At the end of the film, “Green” Kate and Bobby meander across the Brooklyn Bridge towards Manhattan, while their “Yellow” dopplegangers make their way in the other direction on the Williamsburg Bridge. Both couples pause on the way to ask what to do next, concluding that all they can do is “keep going”. Less emotionally resonant than the different views of the fireworks, this scene does underscore how closely connected the two worlds of the narrative are, and the thin margins that might separate a quiet day with family from one where you are running for your life.
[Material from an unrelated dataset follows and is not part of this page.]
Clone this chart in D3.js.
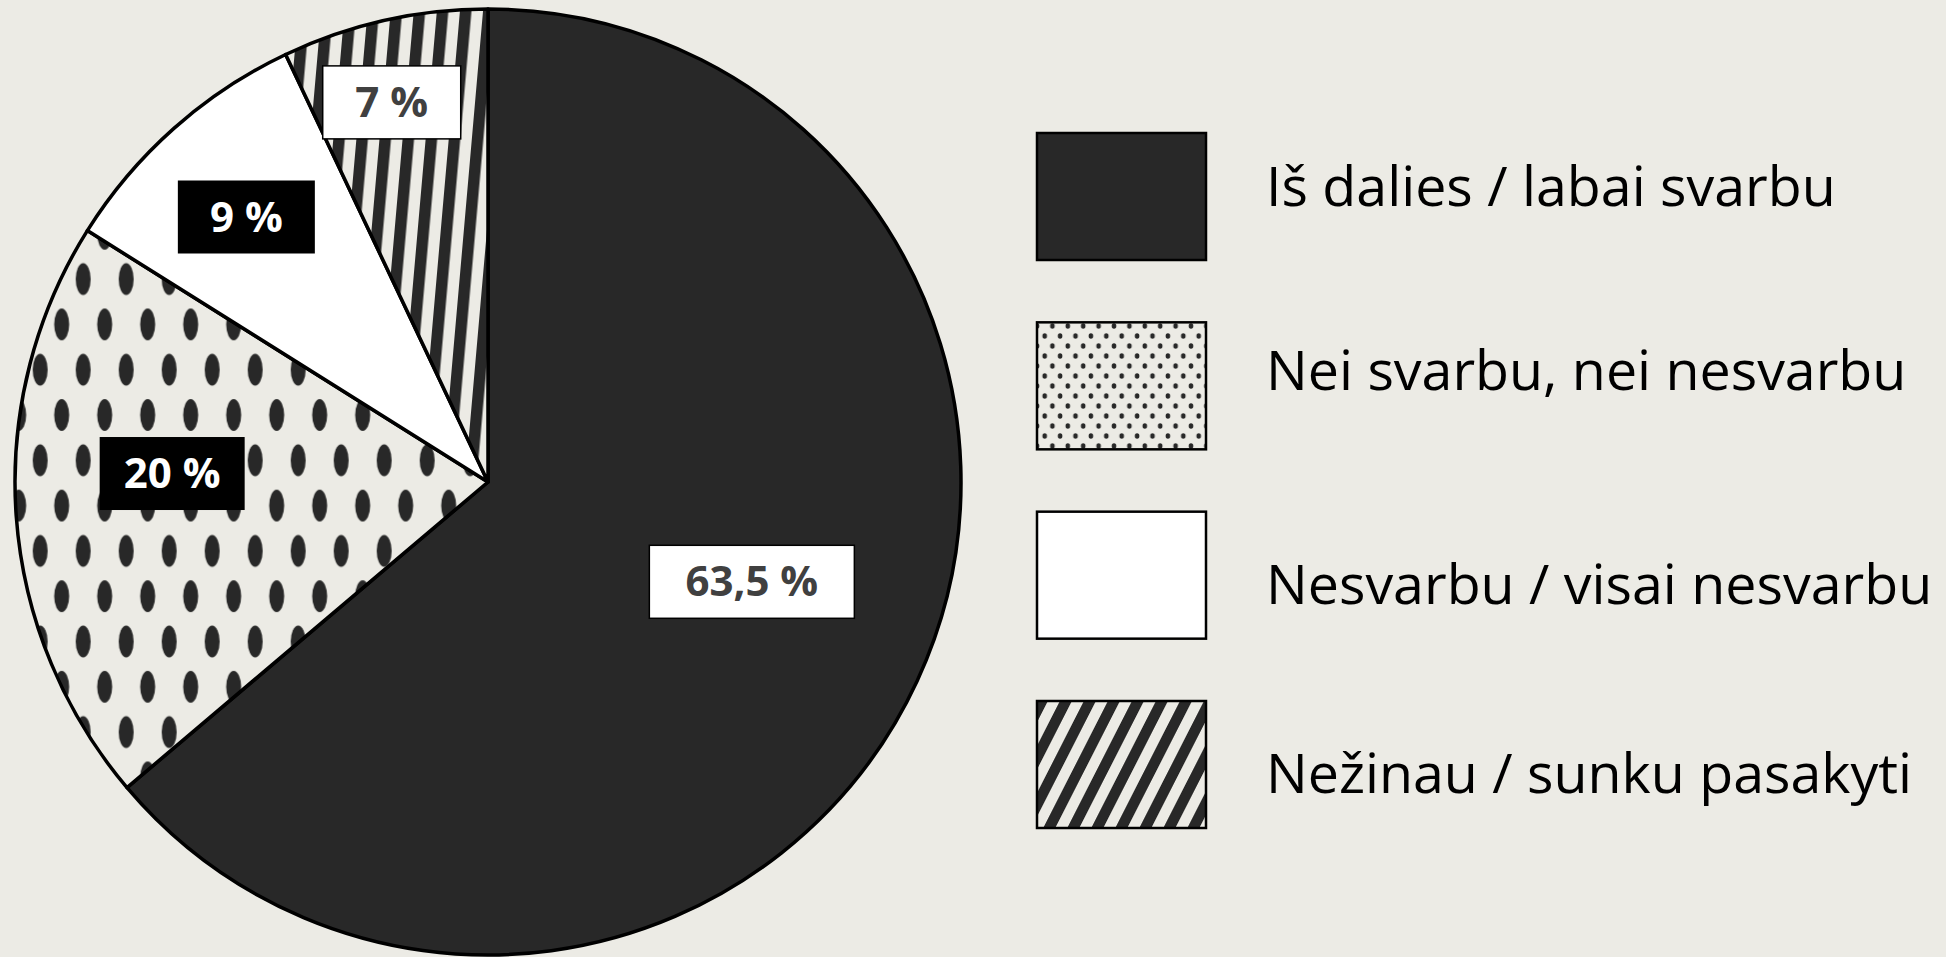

The most significant weakness to Uncertainty is that it does not always seem as if the two versions of the couple are, in fact, the same people. While allowing that part of the point is that the choices you make shape who you become, it is hard to imagine the level-headed, low key pair in “Green” making the kinds of choices that their other numbers make in “Yellow”. Even given that $500,000 would seem to represent a lot of money to them, neither Bobby nor Kate in Brooklyn and Queens seems financially desperate, or grasping, enough to take the risks that the other pair does in Manhattan. Having written that, in “Yellow” both Gordon-Levitt and Collins play their characters well as ordinary people in over their heads, but just smart enough and lucky enough not to get killed for the choices they make.

The IFC Films DVD comes with a collection of ephemera related to the film, including a TV ad, a theatrical trailer, a stills gallery, and audition footage for the lead actors. The most substantive extra is a script to scene comparison that allows viewers to see how the film was made by allowing for improvised dialogue within a scripted plot.

Uncertainty may not, ultimately, be deeply profound, but McGhee and Siegel, and their lead actors, use the film to explore the power of chance and choice in a subtle and emotionally compelling way.